Sin embargo, 10 años después, en 1969, escribe una versión para la revista Gente que es tildada de “zurda” y para mediados de los 70, sus hijas entran a la organización Montoneros, y él también. En 1976 escribe la segunda parte de “El Eternauta”. Más extraña, con un tono más difícil, las metáforas de la lucha armada y el sacrificio se hacen más claras.
En abril de 1977 Oesterheld es detenido y desaparecido. Sus cuatro hijas y sus respectivos maridos corren la misma suerte. Dos de ellas estaban embarazadas. Sus hijos nunca aparecieron. Diana, la segunda, desapareció en Tucumán bajo las garras de uno de los más sanguinarios ejecutores: el Tuerto Albornoz. La Dictadura Militar siguió torturando y matando casi hasta el colapso de Malvinas.

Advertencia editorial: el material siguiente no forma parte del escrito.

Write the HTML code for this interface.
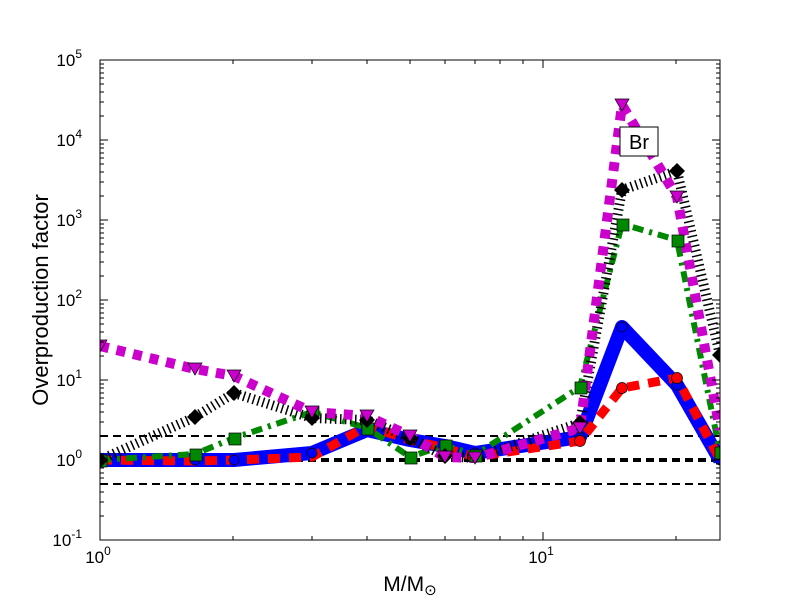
<!DOCTYPE html>
<html><head><style>body{margin:0;background:#fff}svg{display:block}</style></head><body>
<svg width="800" height="600" xmlns="http://www.w3.org/2000/svg" font-family="Liberation Sans, DejaVu Sans, sans-serif">
<rect width="800" height="600" fill="#fff"/>
<defs><clipPath id="c"><rect x="100" y="60" width="620" height="480"/></clipPath></defs>
<g clip-path="url(#c)" fill="none">
<line x1="100" y1="436" x2="720" y2="436" stroke="#000" stroke-width="2" stroke-dasharray="8 5"/>
<line x1="100" y1="484" x2="720" y2="484" stroke="#000" stroke-width="2" stroke-dasharray="8 5"/>
<line x1="100" y1="460" x2="720" y2="460" stroke="#000" stroke-width="4" stroke-dasharray="8 5"/>
<polyline stroke="#00f" stroke-width="14" stroke-linejoin="round" points="100,460 195,460 234,460 312,453 367,430 410,440 445,446 475,453 580,437 622,327 677,385 720,460"/>
<polyline stroke="#f00" stroke-width="9" stroke-dasharray="12 9" points="100,460 195,461 234,460 312,457 367,426 410,440 445,448 475,457 580,441 622,388 677,378 720,460"/>
<polyline stroke="#080" stroke-width="6" stroke-dasharray="11 6 3 6" points="100,460 195,454 234,438 312,412 367,428 410,457 445,445 475,455 580,387 622,224 677,240 720,452"/>
<polyline stroke="#000" stroke-width="10" stroke-dasharray="1.5 3.5" points="100,460 195,417 234,393 312,418 367,420 410,438 445,456 475,458 580,423 622,190 677,171 720,355"/>
<polyline stroke="#c0c" stroke-width="10" stroke-dasharray="9 8" points="100,346 195,369 234,376 312,412 367,416 410,436 445,457 475,458 580,428 622,105 677,197 720,430"/>
<g fill="#00f" stroke="#000" stroke-width="0.7">
<circle cx="100" cy="460" r="5"/><circle cx="195" cy="460" r="5"/><circle cx="234" cy="460" r="5"/><circle cx="312" cy="453" r="5"/><circle cx="367" cy="430" r="5"/><circle cx="410" cy="440" r="5"/><circle cx="445" cy="446" r="5"/><circle cx="475" cy="453" r="5"/><circle cx="580" cy="437" r="5"/><circle cx="622" cy="327" r="5"/><circle cx="677" cy="385" r="5"/><circle cx="720" cy="460" r="5"/></g>
<g fill="#f00" stroke="#000" stroke-width="0.7">
<circle cx="580" cy="441" r="5.5"/><circle cx="622" cy="388" r="5.5"/><circle cx="677" cy="378" r="5.5"/><circle cx="367" cy="426" r="5.5"/></g>
<g fill="#080" stroke="#000" stroke-width="0.7">
<rect x="95" y="455" width="12" height="12"/><rect x="190" y="449" width="12" height="12"/><rect x="229" y="433" width="12" height="12"/><rect x="307" y="407" width="12" height="12"/><rect x="362" y="423" width="12" height="12"/><rect x="405" y="452" width="12" height="12"/><rect x="440" y="440" width="12" height="12"/><rect x="470" y="450" width="12" height="12"/><rect x="575" y="382" width="12" height="12"/><rect x="617" y="219" width="12" height="12"/><rect x="672" y="235" width="12" height="12"/><rect x="715" y="447" width="12" height="12"/></g>
<g fill="#000">
<path d="M100,452l8,8l-8,8l-8,-8z M195,409l8,8l-8,8l-8,-8z M234,385l8,8l-8,8l-8,-8z M312,410l8,8l-8,8l-8,-8z M367,412l8,8l-8,8l-8,-8z M410,430l8,8l-8,8l-8,-8z M445,448l8,8l-8,8l-8,-8z M580,415l8,8l-8,8l-8,-8z M622,182l8,8l-8,8l-8,-8z M677,163l8,8l-8,8l-8,-8z M720,347l8,8l-8,8l-8,-8z"/></g>
<g fill="#c0c" stroke="#000" stroke-width="0.7">
<path d="M93,340h14l-7,12z M188,363h14l-7,12z M227,370h14l-7,12z M305,406h14l-7,12z M360,410h14l-7,12z M403,430h14l-7,12z M438,451h14l-7,12z M468,452h14l-7,12z M573,422h14l-7,12z M615,99h14l-7,12z M670,191h14l-7,12z"/></g>
</g>
<rect x="620" y="127" width="38" height="29" fill="#fff" stroke="#000"/>
<text x="639" y="149" font-size="20" text-anchor="middle">Br</text>
<rect x="100" y="60" width="620" height="480" fill="none" stroke="#000"/>
<g stroke="#000">
<path d="M100,540h8M100,460h8M100,380h8M100,300h8M100,220h8M100,140h8M100,60h8M720,540h-8M720,460h-8M720,380h-8M720,300h-8M720,220h-8M720,140h-8M720,60h-8M100,540v-8M543,540v-8M100,60v8M543,60v8"/>
<path d="M100,516h4M100,502h4M100,492h4M100,484h4M100,478h4M100,473h4M100,468h4M100,464h4M100,436h4M100,422h4M100,412h4M100,404h4M100,398h4M100,393h4M100,388h4M100,384h4M100,356h4M100,342h4M100,332h4M100,324h4M100,318h4M100,313h4M100,308h4M100,304h4M100,276h4M100,262h4M100,252h4M100,244h4M100,238h4M100,233h4M100,228h4M100,224h4M100,196h4M100,182h4M100,172h4M100,164h4M100,158h4M100,153h4M100,148h4M100,144h4M100,116h4M100,102h4M100,92h4M100,84h4M100,78h4M100,73h4M100,68h4M100,64h4"/>
<path d="M716,516h4M716,502h4M716,492h4M716,484h4M716,478h4M716,473h4M716,468h4M716,464h4M716,436h4M716,422h4M716,412h4M716,404h4M716,398h4M716,393h4M716,388h4M716,384h4M716,356h4M716,342h4M716,332h4M716,324h4M716,318h4M716,313h4M716,308h4M716,304h4M716,276h4M716,262h4M716,252h4M716,244h4M716,238h4M716,233h4M716,228h4M716,224h4M716,196h4M716,182h4M716,172h4M716,164h4M716,158h4M716,153h4M716,148h4M716,144h4M716,116h4M716,102h4M716,92h4M716,84h4M716,78h4M716,73h4M716,68h4M716,64h4"/>
<path d="M233,540v-4M312,540v-4M367,540v-4M410,540v-4M445,540v-4M475,540v-4M500,540v-4M523,540v-4M676,540v-4M233,60v4M312,60v4M367,60v4M410,60v4M445,60v4M475,60v4M500,60v4M523,60v4M676,60v4"/>
</g>
<g font-size="17" text-anchor="end">
<text x="82" y="546">10<tspan font-size="12" dy="-8">-1</tspan></text>
<text x="82" y="466">10<tspan font-size="12" dy="-8">0</tspan></text>
<text x="82" y="386">10<tspan font-size="12" dy="-8">1</tspan></text>
<text x="82" y="306">10<tspan font-size="12" dy="-8">2</tspan></text>
<text x="82" y="226">10<tspan font-size="12" dy="-8">3</tspan></text>
<text x="82" y="146">10<tspan font-size="12" dy="-8">4</tspan></text>
<text x="82" y="66">10<tspan font-size="12" dy="-8">5</tspan></text>
</g>
<g font-size="17" text-anchor="middle">
<text x="98" y="563">10<tspan font-size="12" dy="-8">0</tspan></text>
<text x="541" y="563">10<tspan font-size="12" dy="-8">1</tspan></text>
</g>
<text x="410" y="591" font-size="21" text-anchor="middle">M/M<tspan font-size="15" dy="4">⊙</tspan></text>
<text transform="translate(48,300) rotate(-90)" font-size="22" text-anchor="middle">Overproduction factor</text>
</svg>
</body></html>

Si en aquella primera parte del 57 se leía: “éramos lobos ocupados en defenderse a sí mismos, a su grupo”, en la segunda escribió: “Llegamos tarde, Germán. Demasiado tarde”; “era necesario que desaparecieran”; “Su sacrificio no será en vano”. Aquí en Tucumán se había publicado precisamente en 1977; fue entonces que la leí y unos años más tarde, cuando la urgencia de ser adulto me abrió los ojos, me enteré de que mi hermana, la de Buenos Aires, había perdido a su pareja. Era eso que le empezaban a decir “desaparecido”, esa palabra entonces susurrada, prohibida, que hasta hoy designa a las víctimas del terrible y oscuro poder que se había llevado a familias enteras como la de Oesterheld.
Para esta nueva versión de “El Eternauta” se me plantea una duda: ¿hasta dónde podemos hoy leer alegorías de la realidad política y social, sean actuales o históricas, en una ficción de plataforma?